SC/ST panel takes note of DM retort

Officer to explain remark

Ramashankar Published 27.07.17, 12:00 AM

The National Commission for Scheduled Castes (NCSC) will soon issue a notice to Aurangabad district magistrate Kanwal Tanuj for his "unsavoury remarks" against women at a public meeting in Jamhor block of the district, while addressing a " swachhta mahasabha" - a programme to spread awareness against open defecation.

NCSC member Yogendra Paswan said on Wednesday that the commission came to know about the district magistrate's statement asking a man belonging to the Mahadalit community to sell his wife if he couldn't afford to build a toilet for her at home.

Terming the district magistrate's statement "highly objectionable", the NCSC member said he would inquire into the incident after coming to Patna.

"I am supposed to visit Patna on Thursday. I will certainly look into the matter," Paswan told The Telegraph over phone from Delhi.

An official with the NCSC office in Delhi said the commission got information about the 2012-batch IAS officer's retort through media reports.

"How can a public servant make such a statement and that too at an official meeting," the NCSC official said, adding that the commission has taken cognisance of the matter on the basis of media reports.

Tanuj flew into a rage after Saukina Dom, a resident of Jamhor Tola in Aurangabad, interrupted the district magistrate requesting him to release the government funds of Rs 12,000 in advance to build a toilet. The DM allegedly told Saukina to "sell his wife" if he could not afford to build a toilet at home.

Saukina, who lost his wife Parvati Devi, about 20 years ago, felt insulted as their were around 500 people in the gathering. "I was deeply hurt. Main pehle kabhi itna apmanit nahi hua (I had never felt so insulted)," he told this newspaper over phone.

Saukina was hurriedly taken from the venue of the meeting by security personnel and reportedly told not to speak to the media. An official, too, visited Saukina's makeshift house the next day and asked him not to go against the district magistrate.

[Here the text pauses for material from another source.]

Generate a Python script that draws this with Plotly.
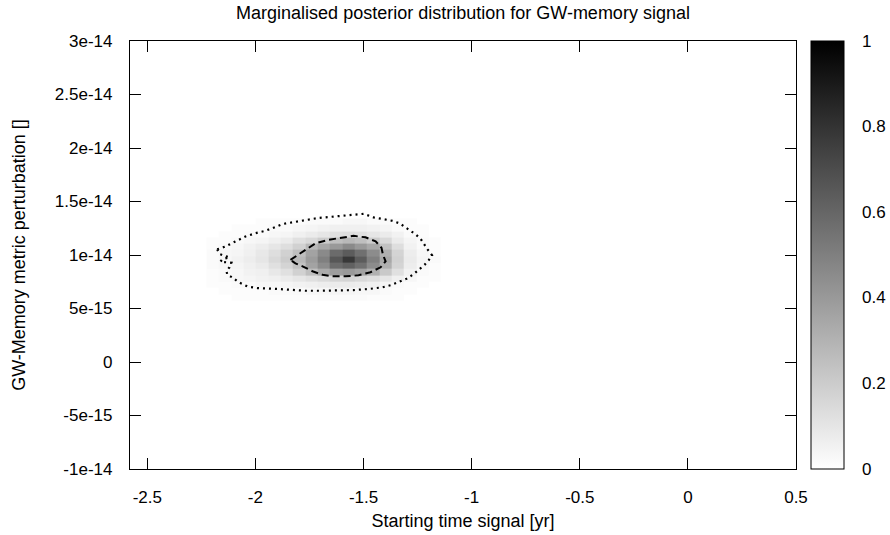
import plotly.graph_objects as go

# ---------------- data ----------------
x_centers = [-2.197, -2.140, -2.083, -2.026, -1.969, -1.912, -1.855, -1.798, -1.741,
             -1.684, -1.627, -1.570, -1.513, -1.456, -1.399, -1.342, -1.285, -1.228, -1.171]
y_centers = [0.605e-14, 0.664e-14, 0.723e-14, 0.782e-14, 0.840e-14, 0.899e-14, 0.958e-14,
             1.017e-14, 1.076e-14, 1.134e-14, 1.193e-14, 1.252e-14, 1.311e-14]

# posterior density (rows bottom -> top)
posterior = [
    [0.00, 0.00, 0.01, 0.01, 0.01, 0.01, 0.01, 0.01, 0.01, 0.02, 0.02, 0.02, 0.02, 0.01, 0.01, 0.01, 0.00, 0.00, 0.00],
    [0.00, 0.01, 0.01, 0.01, 0.01, 0.02, 0.02, 0.02, 0.03, 0.03, 0.04, 0.04, 0.03, 0.03, 0.02, 0.01, 0.01, 0.00, 0.00],
    [0.01, 0.01, 0.02, 0.02, 0.03, 0.03, 0.04, 0.05, 0.06, 0.07, 0.08, 0.08, 0.07, 0.06, 0.04, 0.02, 0.01, 0.01, 0.00],
    [0.01, 0.02, 0.03, 0.04, 0.05, 0.06, 0.08, 0.10, 0.12, 0.14, 0.16, 0.17, 0.15, 0.13, 0.10, 0.06, 0.03, 0.01, 0.01],
    [0.01, 0.02, 0.03, 0.05, 0.06, 0.09, 0.12, 0.18, 0.25, 0.33, 0.38, 0.40, 0.37, 0.31, 0.21, 0.12, 0.05, 0.02, 0.01],
    [0.02, 0.03, 0.04, 0.06, 0.08, 0.12, 0.17, 0.24, 0.36, 0.45, 0.58, 0.62, 0.56, 0.45, 0.31, 0.17, 0.07, 0.03, 0.01],
    [0.02, 0.03, 0.05, 0.07, 0.10, 0.15, 0.20, 0.28, 0.39, 0.50, 0.66, 0.78, 0.64, 0.50, 0.34, 0.18, 0.08, 0.04, 0.02],
    [0.02, 0.03, 0.04, 0.06, 0.09, 0.13, 0.18, 0.25, 0.36, 0.46, 0.58, 0.64, 0.56, 0.45, 0.31, 0.17, 0.07, 0.03, 0.01],
    [0.01, 0.02, 0.03, 0.05, 0.07, 0.10, 0.13, 0.18, 0.28, 0.34, 0.40, 0.46, 0.40, 0.34, 0.24, 0.13, 0.05, 0.02, 0.01],
    [0.01, 0.01, 0.02, 0.03, 0.04, 0.06, 0.08, 0.12, 0.15, 0.20, 0.25, 0.28, 0.25, 0.20, 0.15, 0.08, 0.04, 0.02, 0.01],
    [0.00, 0.01, 0.01, 0.02, 0.02, 0.03, 0.04, 0.06, 0.08, 0.10, 0.12, 0.13, 0.12, 0.10, 0.08, 0.05, 0.02, 0.01, 0.00],
    [0.00, 0.00, 0.01, 0.01, 0.01, 0.02, 0.02, 0.03, 0.04, 0.05, 0.06, 0.06, 0.06, 0.05, 0.04, 0.02, 0.01, 0.01, 0.00],
    [0.00, 0.00, 0.00, 0.00, 0.01, 0.01, 0.01, 0.01, 0.02, 0.02, 0.02, 0.03, 0.03, 0.02, 0.02, 0.01, 0.01, 0.00, 0.00],
]

# outer (dotted) credible contour
outer_x = [-2.177, -2.167, -2.144, -2.120, -2.153, -2.162, -2.134, -2.111, -2.120, -2.134, -2.130,
           -2.106, -2.079, -2.037, -1.991, -1.944, -1.907, -1.838, -1.769, -1.699, -1.620, -1.546,
           -1.468, -1.412, -1.375, -1.338, -1.301, -1.269, -1.241, -1.218, -1.199, -1.183, -1.204,
           -1.220, -1.236, -1.259, -1.287, -1.310, -1.333, -1.366, -1.407, -1.454, -1.500, -1.551,
           -1.606, -1.667, -1.713, -1.759, -1.806, -1.829, -1.875, -1.921, -1.954, -2.000, -2.046,
           -2.093, -2.139, -2.177]
outer_y = [1.053e-14, 1.011e-14, 0.993e-14, 0.979e-14, 0.960e-14, 0.937e-14, 0.932e-14, 0.927e-14,
           0.885e-14, 0.852e-14, 0.815e-14, 0.790e-14, 0.747e-14, 0.706e-14, 0.691e-14, 0.691e-14,
           0.684e-14, 0.675e-14, 0.666e-14, 0.666e-14, 0.666e-14, 0.672e-14, 0.684e-14, 0.698e-14,
           0.717e-14, 0.745e-14, 0.778e-14, 0.820e-14, 0.866e-14, 0.908e-14, 0.951e-14, 0.997e-14,
           1.053e-14, 1.105e-14, 1.151e-14, 1.193e-14, 1.235e-14, 1.268e-14, 1.296e-14, 1.319e-14,
           1.333e-14, 1.352e-14, 1.385e-14, 1.375e-14, 1.371e-14, 1.359e-14, 1.345e-14, 1.329e-14,
           1.315e-14, 1.307e-14, 1.289e-14, 1.251e-14, 1.226e-14, 1.204e-14, 1.173e-14, 1.126e-14,
           1.079e-14, 1.053e-14]

# inner (dashed) credible contour
inner_x = [-1.838, -1.810, -1.769, -1.722, -1.662, -1.597, -1.546, -1.491, -1.444, -1.417, -1.410,
           -1.398, -1.421, -1.468, -1.523, -1.583, -1.644, -1.690, -1.736, -1.782, -1.815, -1.838]
inner_y = [0.955e-14, 0.993e-14, 1.049e-14, 1.109e-14, 1.142e-14, 1.163e-14, 1.179e-14, 1.165e-14,
           1.128e-14, 1.067e-14, 1.002e-14, 0.941e-14, 0.885e-14, 0.839e-14, 0.810e-14, 0.801e-14,
           0.801e-14, 0.815e-14, 0.848e-14, 0.894e-14, 0.922e-14, 0.955e-14]

x_ticks = [-2.5, -2, -1.5, -1, -0.5, 0, 0.5]
x_ticktext = ["-2.5", "-2", "-1.5", "-1", "-0.5", "0", "0.5"]
y_ticks = [-1e-14, -0.5e-14, 0, 0.5e-14, 1e-14, 1.5e-14, 2e-14, 2.5e-14, 3e-14]
y_ticktext = ["-1e-14", "-5e-15", "0", "5e-15", "1e-14", "1.5e-14", "2e-14", "2.5e-14", "3e-14"]
cb_ticks = [0, 0.2, 0.4, 0.6, 0.8, 1]
cb_ticktext = ["0", "0.2", "0.4", "0.6", "0.8", "1"]

FONT = "Liberation Sans, Arial, sans-serif"
FS_TICK = 17
FS_TITLE = 18
PLOT_W = 666
CB_X = 1.0225
CB_W = 33 / PLOT_W

fig = go.Figure()
fig.add_trace(go.Heatmap(
    x=x_centers, y=y_centers, z=posterior,
    zmin=0, zmax=1,
    colorscale=[[0, "rgb(255,255,255)"], [1, "rgb(0,0,0)"]],
    colorbar=dict(
        x=CB_X, xanchor="left", xpad=0, y=0, yanchor="bottom", ypad=0,
        len=1, lenmode="fraction", thickness=33,
        outlinecolor="black", outlinewidth=1,
        tickvals=cb_ticks, ticks="", showticklabels=False,
    ),
    hoverinfo="skip",
))
fig.add_trace(go.Scatter(x=outer_x, y=outer_y, mode="lines", hoverinfo="skip",
                         line=dict(color="black", width=2.2, dash="2px,4px"), showlegend=False))
fig.add_trace(go.Scatter(x=inner_x, y=inner_y, mode="lines", hoverinfo="skip",
                         line=dict(color="black", width=2, dash="7px,4px"), showlegend=False))

# colour-box tick marks (inside, both sides) and labels
for v, t in zip(cb_ticks, cb_ticktext):
    if 0 < v < 1:
        fig.add_shape(type="line", xref="paper", yref="paper",
                      x0=CB_X, x1=CB_X + 6 / PLOT_W, y0=v, y1=v, line=dict(color="black", width=1))
        fig.add_shape(type="line", xref="paper", yref="paper",
                      x0=CB_X + CB_W - 6 / PLOT_W, x1=CB_X + CB_W, y0=v, y1=v,
                      line=dict(color="black", width=1))
    fig.add_annotation(x=CB_X + CB_W + 16 / PLOT_W, y=v, xref="paper", yref="paper",
                       text=t, showarrow=False, xanchor="left", yanchor="middle",
                       font=dict(family=FONT, size=FS_TICK, color="black"))

fig.update_layout(
    width=890, height=535,
    margin=dict(l=130, r=94, t=41, b=66),
    paper_bgcolor="white", plot_bgcolor="white",
    font=dict(family=FONT, size=FS_TICK, color="black"),
    title=dict(text="Marginalised posterior distribution for GW-memory signal",
               x=0.5, xref="paper", xanchor="center", y=1 - 13 / 535, yanchor="middle",
               font=dict(family=FONT, size=FS_TITLE, color="black")),
    showlegend=False,
    xaxis=dict(range=[-2.58, 0.5], tickvals=x_ticks, ticktext=x_ticktext,
               ticks="inside", ticklen=11, tickwidth=1, tickcolor="black",
               showline=True, linecolor="black", linewidth=1.2, mirror="ticks",
               showgrid=False, zeroline=False, ticklabelstandoff=12, automargin=False,
               tickfont=dict(family=FONT, size=FS_TICK, color="black"),
               title=dict(text="Starting time signal [yr]", standoff=8,
                          font=dict(family=FONT, size=FS_TITLE, color="black"))),
    yaxis=dict(range=[-1e-14, 3e-14], tickvals=y_ticks, ticktext=y_ticktext,
               ticks="inside", ticklen=11, tickwidth=1, tickcolor="black",
               showline=True, linecolor="black", linewidth=1.2, mirror="ticks",
               showgrid=False, zeroline=False, ticklabelstandoff=13, automargin=False,
               tickfont=dict(family=FONT, size=FS_TICK, color="black"),
               title=dict(text="GW-Memory metric perturbation []", standoff=24,
                          font=dict(family=FONT, size=FS_TITLE, color="black"))),
)

fig.write_html("out.html", config={"displayModeBar": False},
               post_script="document.body.style.margin='0';")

The annual per capita income in Aurangabad's rural areas is Rs 12,302; the DM was in effect asking villagers to set aside a year's earning for a toilet and await reimbursement.

The hamlet Saukina lives in is home to 12 Mahadalit families; they have neither been given houses under central government rural housing schemes nor the state's old-age pensions for senior citizens, Saukina said.